Como durante la mitad de mi vida, estaba esperando. Contemplando, en la madrileña Plaza de España, la escultura ecuestre de Quijote y Sancho, cuando apareció frente a mí. Enhiesto, de pelo ya blanco, deshacía a su joven acompañante algún entuerto de los que coronan sus nobeles libros. Me ajusté las gafas y comprobé que era él para, con denuedo, palparme el bolsillo por si las hadas o el olvido me habían provisto de algún bolígrafo con el que solicitarle un autógrafo.
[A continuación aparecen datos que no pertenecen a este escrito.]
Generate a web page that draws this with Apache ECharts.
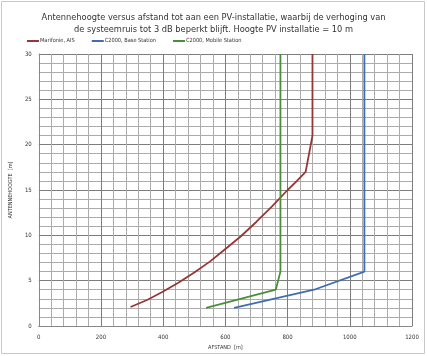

Nada.

Ganas me dieron de saludarle o arrojarme a sus pies una vez desvelada su inconfundible figura, pues aunque su halo aún permanece en mí no cesó en su andar, dejándome atrás, tanto como de aquí a Lima, como prueba este modesto escrito.

En un Madrid donde se han puesto de moda los áticos, quizá como antesala del suicidio de esta ciudad de perros; y en una España que horada en el subsuelo „con comunidades como Murcia batiendo récords de pobreza aunque sus prestaciones son las menores en cuantía y tiempo„ Mario Vargas Llosa nos seduce ahora con la historia de un loco profesor idealista que amaba los balcones que derruye el denominado progreso. Aquí más conocido como la burbuja inmobiliaria. Subido a las tablas del teatro, el protagonista, que encarna el bueno de José Sacristán, clama contra el mercantilismo y las estructuras que borran nuestra idiosincrasia, el paisaje y la capacidad de atisbar el horizonte. Atalayas que estaban forjadas sobre las pequeñas historias que rehúyen los libros de texto.

Los balcones han tornado en rejas, sólo limadas por el espíritu crítico y libre de héroes como nuestro buen amigo peruano, maestro en recrear universos ya perdidos.